Stranger Things : les copains d’abord
On 20 juillet 2016 by rachidouadahUne mini-série de Netflix propose de revivre les années 80 telles qu’elles nous furent racontées par Spielberg.
En 1983, dans une ville de province américaine trois garçons enquêtent sur la disparition d’un camarade. En lieu et place de celui-ci, ils découvrent Eleven (« numéro 11 »), une gamine douée de pouvoirs psychiques. On croyait que J.J. Abrams avait pillé toute la filmographie et les références des années 80 au point de ne laisser que des miettes à ses suiveurs et même aux cinéastes de sa génération. C’est faux : on peut mélanger les éléments de mythologie semés par Steven Spielberg, John Carpenter, Stephen King ou Katsuhiro Otomo en une infinité de combinaisons on obtiendrait toujours quelque chose de différent. Différent mais avec des airs de déjà-vu.
Stranger Things n’est pas The Thing, ni E.T., Les Goonies, Stand By Me, Altered States, ni Akira, auxquels il emprunte. Il est un peu de tout ça. Un poster, un dialogue ou un extrait de film glissés dans le décor suffisent à faire référence. Ce succès attendu et prévisible pourrait paraître calculé sans l’interprétation convaincante, et sympathique, des jeunes acteurs ainsi que celle plus ombragée de Winona Ryder – dont la notoriété, comme celle de Matthew Modine, homme sans cigarette, s’enracine dans les années 80. Les « stranger things » (choses plus étranges) du titre ne seraient pas cette créature sans visage (une face qui s’ouvre comme une plante ou un vagin multiple, au choix) et anthropoïde. Cette obscur objet c’est bien le désir sexuel qui guette les héros ados ou jeunes adultes et menace de les gober. En cherchant bien, sans même se fatiguer, on trouve des incongruités dans Stranger Things. Ainsi, nous avons un personnage noir – ce qui était exceptionnel voire impossible dans le cinéma américain des années 80 (à moins que le sujet fut spécifiquement orienté comédie ou action-sociale), et il n’est pas sacrifié physiquement à l’autel du héros évidemment blanc et mignon. La meilleure copine subit le sort de beaucoup de personnages secondaires avant lui. Alors que l’héroïne jeune et jolie se donne à un Johnny Depp de basse-cour, la meilleure cops’ complexée, est avalée crue par le monstre dans un montage alterné qui ne laisse aucune place au doute sur la nature symbolique de la créature. De même, la star de la série appelée « El » (Eleven), passe par plusieurs phases de conscience pendant lesquelles elle n’est ni garçon, ni fille, mais travestie. Implicitement, Stranger Things est une série sur l’éveil des sentiments et le passage à l’acte sexuel, un peu comme l’était à la même époque Halloween de Carpenter ou Les griffes de la nuit du regretté Wes Craven.

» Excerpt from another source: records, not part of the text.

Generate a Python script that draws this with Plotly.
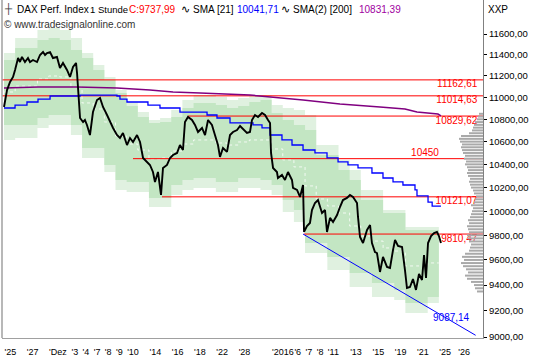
import math
import plotly.graph_objects as go

# ---------------- data ----------------
# time axis = trading-day index (0 = 25 Nov 2015), fractions = intraday position
price_t = [0.00, 0.09, 0.27, 0.54, 0.81, 0.99, 1.17, 1.26, 1.43, 1.61,
           1.88, 2.15, 2.33, 2.60, 2.96, 3.23, 3.50, 3.68, 3.86, 4.13,
           4.39, 4.75, 5.02, 5.29, 5.65, 5.92, 6.19, 6.46, 6.55, 6.64,
           6.73, 6.82, 7.09, 7.26, 7.44, 7.71, 7.98, 8.34, 8.61, 8.88,
           9.24, 9.51, 9.78, 10.13, 10.40, 10.67, 11.03, 11.30, 11.57, 11.93,
           12.20, 12.47, 12.83, 13.09, 13.36, 13.54, 13.81, 14.08, 14.26, 14.62,
           14.89, 15.16, 15.52, 15.78, 16.05, 16.23, 16.50, 16.86, 17.13, 17.40,
           17.76, 18.03, 18.30, 18.65, 18.92, 19.19, 19.37, 19.64, 20.00, 20.27,
           20.54, 20.90, 21.17, 21.43, 21.79, 22.06, 22.24, 22.51, 22.78, 23.14,
           23.41, 23.68, 23.86, 23.95, 24.04, 24.13, 24.48, 24.57, 24.93, 25.20,
           25.47, 25.83, 25.92, 26.28, 26.55, 26.82, 26.91, 27.17, 27.44, 27.62,
           27.89, 28.16, 28.52, 28.79, 28.97, 29.24, 29.51, 29.87, 30.13, 30.40,
           30.76, 31.03, 31.30, 31.66, 31.75, 31.93, 32.20, 32.56, 32.83, 33.00,
           33.27, 33.45, 33.72, 33.99, 34.35, 34.62, 34.89, 35.07, 35.34, 35.70,
           35.96, 36.14, 36.41, 36.68, 36.95, 37.22, 37.49, 37.67, 37.85, 38.03,
           38.30, 38.57, 38.83, 39.01, 39.19]
price_v = [10912, 10976, 11068, 11143, 11190, 11256, 11331, 11369, 11331, 11379,
           11331, 11369, 11331, 11350, 11331, 11398, 11426, 11398, 11417, 11426,
           11369, 11379, 11274, 11322, 11256, 11190, 11284, 11322, 11227, 11068,
           10930, 10812, 10776, 10794, 10749, 10659, 10866, 10976, 10995, 10912,
           10839, 10776, 10722, 10659, 10632, 10677, 10570, 10632, 10597, 10659,
           10597, 10456, 10421, 10395, 10334, 10248, 10334, 10137, 10369, 10395,
           10456, 10482, 10500, 10570, 10526, 10776, 10821, 10794, 10749, 10686,
           10722, 10659, 10794, 10749, 10659, 10570, 10465, 10544, 10509, 10659,
           10686, 10704, 10740, 10713, 10677, 10686, 10794, 10839, 10821, 10857,
           10839, 10794, 10767, 10500, 10421, 10369, 10334, 10282, 10308, 10265,
           10334, 10265, 10197, 10180, 10120, 10222, 9828, 9877, 9902, 10010,
           10069, 10094, 9985, 10010, 9828, 9944, 9910, 9968, 10035, 10094,
           10112, 10137, 10120, 10069, 9952, 9786, 9737, 9844, 9885, 9737,
           9664, 9656, 9504, 9624, 9544, 9536, 9680, 9762, 9713, 9705,
           9520, 9377, 9385, 9448, 9362, 9488, 9440, 9640, 9456, 9737,
           9794, 9819, 9828, 9794, 9738]

# daily channel bands (one value per trading day 0..38)
band_day = list(range(39))
band_outer_top = [11417, 11561, 11561, 11639, 11658, 11639, 11561, 11417, 11303, 11190,
                  11068, 10958, 10866, 10794, 10812, 10885, 10976, 11022, 11022, 11004,
                  10976, 10995, 11022, 11022, 10930, 10903, 10885, 10839, 10570, 10570,
                  10438, 10351, 10180, 10180, 10010, 10010, 9869, 9869, 9869]
band_inner_top = [11350, 11465, 11465, 11542, 11561, 11542, 11446, 11369, 11256, 11162,
                  11041, 10921, 10821, 10767, 10776, 10821, 10903, 10949, 10949, 10930,
                  10903, 10921, 10958, 10976, 10857, 10794, 10749, 10704, 10482, 10482,
                  10351, 10265, 10094, 10094, 9985, 9985, 9844, 9844, 9844]
band_inner_bot = [10749, 10749, 10749, 10812, 10839, 10839, 10749, 10544, 10544, 10395,
                  10265, 10248, 10248, 10112, 10112, 10222, 10265, 10282, 10282, 10248,
                  10248, 10282, 10282, 10265, 10222, 10094, 10010, 9737, 9737, 9624,
                  9624, 9496, 9496, 9417, 9417, 9362, 9261, 9261, 9307]
band_outer_bot = [10615, 10632, 10632, 10722, 10749, 10749, 10659, 10456, 10456, 10334,
                  10180, 10162, 10162, 10035, 10035, 10137, 10180, 10197, 10197, 10162,
                  10162, 10197, 10197, 10180, 10137, 9993, 9910, 9656, 9656, 9520,
                  9520, 9385, 9385, 9307, 9307, 9284, 9183, 9183, 9261]
band_mid = [11050, 11105, 11105, 11171, 11199, 11190, 11096, 10949, 10894, 10776,
            10650, 10579, 10526, 10448, 10456, 10517, 10579, 10615, 10615, 10588,
            10570, 10597, 10615, 10615, 10535, 10439, 10378, 10214, 10103, 10044,
            9985, 9877, 9794, 9753, 9697, 9672, 9552, 9552, 9576]
band_end_day = 39

# SMA [21] (blue, stepped)
sma21_t = [0.00, 0.99, 2.06, 3.05, 4.13, 6.82, 10.13, 10.40, 11.03, 12.91,
           13.99, 15.78, 18.21, 19.10, 20.27, 22.33, 23.14, 23.86, 24.93, 25.83,
           26.82, 27.89, 28.97, 29.96, 30.85, 31.75, 33.00, 33.99, 34.89, 35.78,
           36.86, 37.04, 38.03, 38.40, 39.19]
sma21_v = [10903, 10930, 10958, 10985, 11013, 11022, 11013, 10985, 10958, 10930,
           10903, 10866, 10839, 10812, 10767, 10749, 10722, 10659, 10615, 10570,
           10526, 10500, 10456, 10421, 10395, 10369, 10325, 10282, 10248, 10222,
           10180, 10129, 10077, 10042, 10042]

# SMA(2) [200] (purple)
sma200_t = [0.00, 3.05, 6.55, 10.13, 13.09, 15.16, 17.58, 20.27, 22.06, 26.82,
            30.13, 33.72, 35.96, 37.04, 38.92, 39.19]
sma200_v = [11087, 11096, 11096, 11087, 11068, 11050, 11041, 11031, 11022, 10976,
            10940, 10912, 10894, 10866, 10848, 10831]

# horizontal support / resistance levels
level_values = [11162.61, 11014.63, 10829.62, 10450, 10121.07, 9810.47]
level_start = [-0.18, -0.18, 16.50, 11.57, 14.17, 26.90]
level_labels = ["11162,61", "11014,63", "10829,62", "10450", "10121,07", "9810,47"]

# trend line
trend_t = [26.82, 42.30]
trend_v = [9810.47, 9013]
trend_label = "9087,14"
trend_label_pos = (40.10, 9137)

# volume profile (price bin -> relative length)
profile_price = [9350, 9375, 9400, 9425, 9450, 9475, 9500, 9525, 9550, 9575,
                 9600, 9625, 9650, 9675, 9700, 9725, 9750, 9775, 9800, 9825,
                 9850, 9875, 9900, 9925, 9950, 9975, 10000, 10025, 10050, 10075,
                 10100, 10125, 10150, 10175, 10200, 10225, 10250, 10275, 10300, 10325,
                 10350, 10375, 10400, 10425, 10450, 10475, 10500, 10525, 10550, 10575,
                 10600, 10625, 10650, 10675, 10700, 10725, 10750, 10775, 10800, 10825,
                 10850]
profile_len = [6, 8, 9, 12, 16, 18, 15, 17, 20, 22,
               19, 21, 18, 14, 13, 12, 14, 15, 16, 14,
               15, 16, 14, 15, 13, 12, 11, 10, 12, 9,
               8, 7, 9, 10, 12, 13, 14, 13, 15, 16,
               15, 16, 18, 17, 19, 18, 20, 21, 22, 21,
               23, 24, 22, 14, 11, 10, 9, 8, 6, 5,
               4]

# axes
y_tick_values = [9000, 9200, 9400, 9600, 9800, 10000, 10200, 10400, 10600,
                 10800, 11000, 11200, 11400, 11600]
y_tick_labels = ["9000,00", "9200,00", "9400,00", "9600,00", "9800,00", "10000,00",
                 "10200,00", "10400,00", "10600,00", "10800,00", "11000,00",
                 "11200,00", "11400,00", "11600,00"]
x_tick_days = [0, 2, 4, 6, 7, 8, 9, 10, 11, 13, 15, 17, 19, 21, 24, 26, 27, 28,
               29, 31, 33, 35, 37, 39, 40.7]
x_tick_labels = ["25", "27", "Dez", "3", "4", "7", "8", "9", "10", "14", "16",
                 "18", "22", "28", "2016", "6", "7", "8", "11", "13", "15", "19",
                 "21", "25", "26"]

# ---------------- layout geometry ----------------
W, H = 540, 360
ML, MR, MT, MB = 2, 57, 0, 22
PW = W - ML - MR
PH = H - MT - MB
X_RANGE = [-0.18, 42.96]
Y_RANGE = [3.953882, 4.076825]  # log10

FONT = "Liberation Sans, Arial, sans-serif"
C_OUT = "#e0f1e0"
C_IN = "#c3e6c3"
RED = "#ff0000"
BLUE = "#0000ff"
PURPLE = "#800080"

fig = go.Figure()

bx = band_day + [band_end_day]


def ext(a):
    return a + [a[-1]]


fig.add_trace(go.Scatter(x=bx, y=ext(band_outer_bot), mode="lines", line=dict(width=0, shape="hv"),
                         hoverinfo="skip", showlegend=False))
fig.add_trace(go.Scatter(x=bx, y=ext(band_outer_top), mode="lines", line=dict(width=0, shape="hv"),
                         fill="tonexty", fillcolor=C_OUT, hoverinfo="skip", showlegend=False))
fig.add_trace(go.Scatter(x=bx, y=ext(band_inner_bot), mode="lines", line=dict(width=0, shape="hv"),
                         hoverinfo="skip", showlegend=False))
fig.add_trace(go.Scatter(x=bx, y=ext(band_inner_top), mode="lines", line=dict(width=0, shape="hv"),
                         fill="tonexty", fillcolor=C_IN, hoverinfo="skip", showlegend=False))
fig.add_trace(go.Scatter(x=bx, y=ext(band_mid), mode="lines",
                         line=dict(width=1, shape="hv", color="rgba(255,255,255,0.8)", dash="dot"),
                         hoverinfo="skip", showlegend=False))

# volume profile on a mirrored x axis (0 at the right edge)
px_, py_ = [], []
for p, l in zip(profile_price, profile_len):
    px_ += [0, l, None]
    py_ += [p, p, None]
fig.add_trace(go.Scatter(x=px_, y=py_, xaxis="x2", mode="lines",
                         line=dict(width=2, color="#a9a9a9"), hoverinfo="skip", showlegend=False))

# levels
for v, s in zip(level_values, level_start):
    fig.add_trace(go.Scatter(x=[s, X_RANGE[1]], y=[v, v], mode="lines",
                             line=dict(width=1, color=RED), hoverinfo="skip", showlegend=False))

fig.add_trace(go.Scatter(x=sma200_t, y=sma200_v, mode="lines", line=dict(width=1.5, color=PURPLE),
                         showlegend=False))
fig.add_trace(go.Scatter(x=sma21_t, y=sma21_v, mode="lines", line=dict(width=1.3, color=BLUE, shape="hv"),
                         showlegend=False))
fig.add_trace(go.Scatter(x=trend_t, y=trend_v, mode="lines", line=dict(width=1, color=BLUE),
                         showlegend=False))
fig.add_trace(go.Scatter(x=price_t, y=price_v, mode="lines", line=dict(width=1.9, color="black"),
                         showlegend=False))

# level labels
lab_x = 42.45
for v, t in zip(level_values, level_labels):
    if t == "10450":
        fig.add_trace(go.Scatter(x=[37.76], y=[v], mode="text", text=[t], textposition="top center",
                                 textfont=dict(family=FONT, size=10, color=RED), showlegend=False))
    else:
        fig.add_trace(go.Scatter(x=[lab_x], y=[v], mode="text", text=[t], textposition="bottom left",
                                 textfont=dict(family=FONT, size=10, color=RED), showlegend=False))
fig.add_trace(go.Scatter(x=[trend_label_pos[0]], y=[trend_label_pos[1]], mode="text", text=[trend_label],
                         textposition="middle center",
                         textfont=dict(family=FONT, size=10, color=BLUE), showlegend=False))


def ann(px, py, text, color="black", size=10, anchor="left"):
    fig.add_annotation(x=(px - ML) / PW, y=1 - (py - MT) / PH, xref="paper", yref="paper",
                       text=text, showarrow=False, xanchor=anchor, yanchor="middle",
                       font=dict(family=FONT, size=size, color=color), borderpad=0)


ann(3, 9, "┼", "#333333", 10)
ann(16, 9, "DAX Perf. Index")
ann(89, 9, "1 Stunde", "black", 9.5)
ann(128, 9, "C:9737,99", RED)
ann(180, 9, "∿", "black", 11)
ann(192, 9, "SMA [21]")
ann(236, 9, "10041,71", BLUE)
ann(280, 9, "∿", "black", 11)
ann(292, 9, "SMA(2) [200]")
ann(358, 9, "10831,39", "#a000a0")
ann(487, 9, "XXP", "black", 10)
ann(3, 24, "© www.tradesignalonline.com", "#333333", 10)

fig.add_shape(type="line", xref="paper", yref="paper", x0=0, x1=0, y0=0, y1=1,
              line=dict(color="#a0a0a0", width=1.5))

fig.update_layout(
    width=W, height=H,
    margin=dict(l=ML, r=MR, t=MT, b=MB, autoexpand=False),
    paper_bgcolor="white", plot_bgcolor="white",
    showlegend=False,
    font=dict(family=FONT, size=10, color="black"),
    xaxis=dict(range=X_RANGE, showgrid=False, zeroline=False, showline=True, automargin=False,
               linecolor="#a0a0a0", linewidth=1, tickmode="array", tickangle=0,
               tickvals=x_tick_days, ticktext=["'" + t for t in x_tick_labels],
               ticks="", ticklabelposition="outside right", ticklabelstandoff=5,
               tickfont=dict(family=FONT, size=9, color="black")),
    xaxis2=dict(range=[PW, 0], overlaying="x", visible=False),
    yaxis=dict(type="log", range=Y_RANGE, side="right", showgrid=False, zeroline=False,
               showline=True, linecolor="#808080", linewidth=1, ticks="outside", ticklen=3,
               automargin=False,
               tickcolor="black", tickmode="array", tickvals=y_tick_values,
               ticktext=y_tick_labels, tickfont=dict(family=FONT, size=9.5, color="black")),
)

fig.write_html("out.html", config={"displayModeBar": False},
               post_script="document.body.style.margin='0';")
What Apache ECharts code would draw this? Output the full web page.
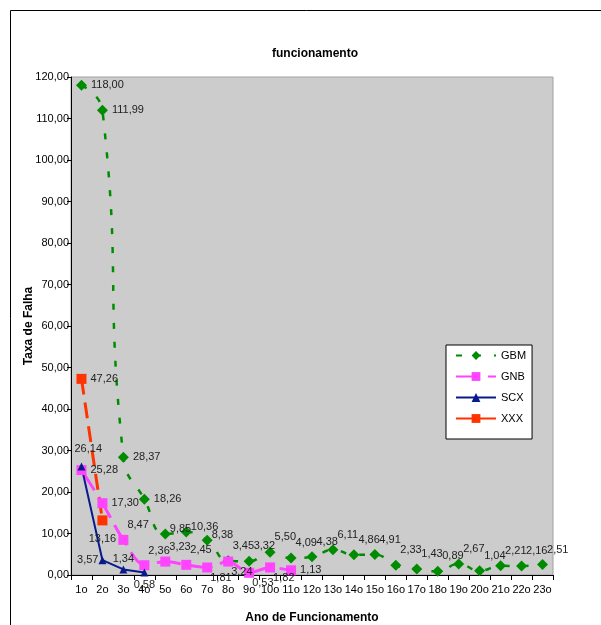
<!DOCTYPE html>
<html>
<head>
<meta charset="utf-8">
<script src="https://cdn.jsdelivr.net/npm/echarts@6/dist/echarts.min.js"></script>
<style>
html,body{margin:0;padding:0;background:#fff;}
#chart{width:601px;height:625px;}
</style>
</head>
<body>
<div id="chart"></div>
<script>
const categories = ['1o','2o','3o','4o','5o','6o','7o','8o','9o','10o','11o','12o','13o','14o','15o','16o','17o','18o','19o','20o','21o','22o','23o'];
const gbm = [118.00,111.99,28.37,18.26,9.85,10.36,8.38,3.45,3.32,5.50,4.09,4.38,6.11,4.86,4.91,2.33,1.43,0.89,2.67,1.04,2.21,2.16,2.51];
const gnb = [25.28,17.30,8.47,2.36,3.23,2.45,1.81,3.24,0.53,1.82,1.13];
const scx = [26.14,3.57,1.34,0.58];
const xxx = [47.26,13.16];
const yTicks = {min:0, max:120, interval:10};

const fmt = v => Number(v).toFixed(2).replace('.', ',');
const lblBase = {show:true, fontSize:11, color:'#222', fontFamily:'Liberation Sans, Arial, sans-serif', formatter: p => fmt(p.value)};

function build(values, posFn){
  return values.map((v,i)=>({value:v, label:posFn(i)}));
}

const chart = echarts.init(document.getElementById('chart'), null, {renderer:'canvas'});
chart.setOption({
  animation:false,
  backgroundColor:'#fff',
  textStyle:{fontFamily:'Liberation Sans, Arial, sans-serif'},
  graphic:[{type:'rect', z:-10, shape:{x:10.5,y:10.5,width:700,height:700}, style:{fill:'none', stroke:'#000', lineWidth:1}}],
  title:{text:'funcionamento', left:310, top:43, textAlign:'center',
    textStyle:{fontSize:12, fontWeight:'bold', color:'#000'}},
  grid:{left:71, top:77, right:48, bottom:50, outerBoundsMode:'none', containLabel:false, show:true, backgroundColor:'#CCCCCC', borderColor:'#A0A0A0', borderWidth:1},
  legend:{orient:'vertical', left:446, top:345, padding:[5,6,15,9], itemGap:10, itemWidth:40, itemHeight:11,
    backgroundColor:'#fff', borderColor:'#000', borderWidth:1,
    textStyle:{fontSize:11, color:'#000'},
    data:['GBM','GNB','SCX','XXX']},
  xAxis:{type:'category', data:categories, boundaryGap:true,
    name:'Ano de Funcionamento', nameLocation:'middle', nameGap:37, nameMoveOverlap:false,
    nameTextStyle:{fontSize:12, fontWeight:'bold', color:'#000'},
    axisLine:{lineStyle:{color:'#000', width:1}},
    axisTick:{show:true, length:5, lineStyle:{color:'#000'}},
    axisLabel:{fontSize:11, color:'#000', margin:9, interval:0}},
  yAxis:{type:'value', min:yTicks.min, max:yTicks.max, interval:yTicks.interval,
    name:'Taxa de Falha', nameLocation:'middle', nameGap:36, nameMoveOverlap:false,
    nameTextStyle:{fontSize:12, fontWeight:'bold', color:'#000'},
    axisLine:{show:true, lineStyle:{color:'#000', width:1}},
    axisTick:{show:true, length:4, lineStyle:{color:'#000'}},
    splitLine:{show:false},
    axisLabel:{fontSize:11, color:'#000', margin:2, formatter: v => fmt(v)}},
  series:[
    {name:'GBM', type:'line', smooth:0.5, symbol:'diamond', symbolSize:11,
      itemStyle:{color:'#008C00'}, lineStyle:{color:'#008C00', width:2.5, type:[6,13]},
      label:lblBase,
      data: build(gbm, i => i<4 ? {position:'right', distance:4} : (i<7 ? {position:[10,-5]} : {position:[10,-15]}))},
    {name:'GNB', type:'line', smooth:0.3, symbol:'rect', symbolSize:10,
      itemStyle:{color:'#FF44FF'}, lineStyle:{color:'#FF44FF', width:3, type:[24,8]},
      label:lblBase,
      data: build(gnb, i => (i<2 || i===10) ? {position:'right', distance:4} : (i<6 ? {position:[9,-15]} : {position:[8,10]}))},
    {name:'SCX', type:'line', smooth:false, symbol:'triangle', symbolSize:8,
      itemStyle:{color:'#0A1A8C'}, lineStyle:{color:'#0A1A8C', width:2},
      label:lblBase,
      data: build(scx, i => [{position:[-3,-19]}, {position:'left', distance:0}, {position:'top', distance:1}, {position:'bottom', distance:3}][i])},
    {name:'XXX', type:'line', smooth:0.3, symbol:'rect', symbolSize:10,
      itemStyle:{color:'#FF3300'}, lineStyle:{color:'#FF3300', width:3, type:[16,8]},
      label:lblBase,
      data: build(xxx, i => i===0 ? {position:'right', distance:4} : {position:'bottom', distance:8})}
  ]
});
</script>
</body>
</html>
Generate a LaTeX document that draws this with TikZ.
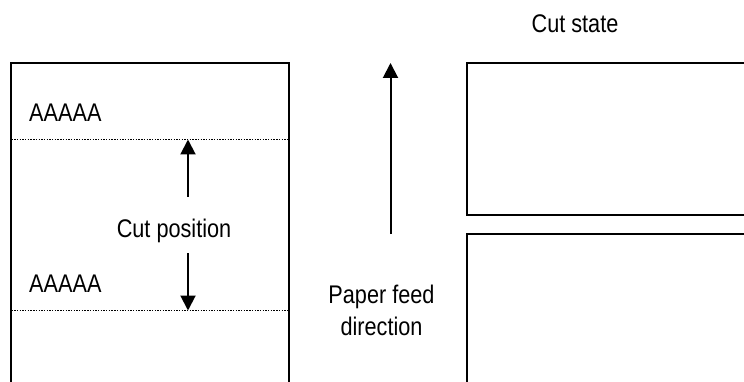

Comme un relent de puritanisme, et pour le salut des effets spéciaux, la « chose » est cantonnée à l’obscurité ou à un monde parallèle d’où on ne comprend pas du tout comment elle entre, sort, entre, sort, entre et sort à nouveau jusqu’à un final insatisfaisant voire frustrant si on en attendait quelque chose. On se disait bien que cette série n’allait pas révolutionner l’art d’écrire pour la télévision, fut-elle la télévision des années 2020. Au contraire, elle marche sur les traces de toute l’industrie cinématographique et risque bien d’ouvrir une porte vers un enfer de reboots et de remakes, pavé d’un horrible bon sentiment de nostalgie.
Stranger Things. Création : Matt et Ross Duffer. Interprétation : Winona Ryder, Finn Wolfhard, Millie Bobby Brown. Photographie : Tom Yves, Todd Campbell. Musique : Kyle Dixon, Michael Stein. Etats-Unis, 2016. Sortie mondiale sur Netflix le 15 juillet 2016.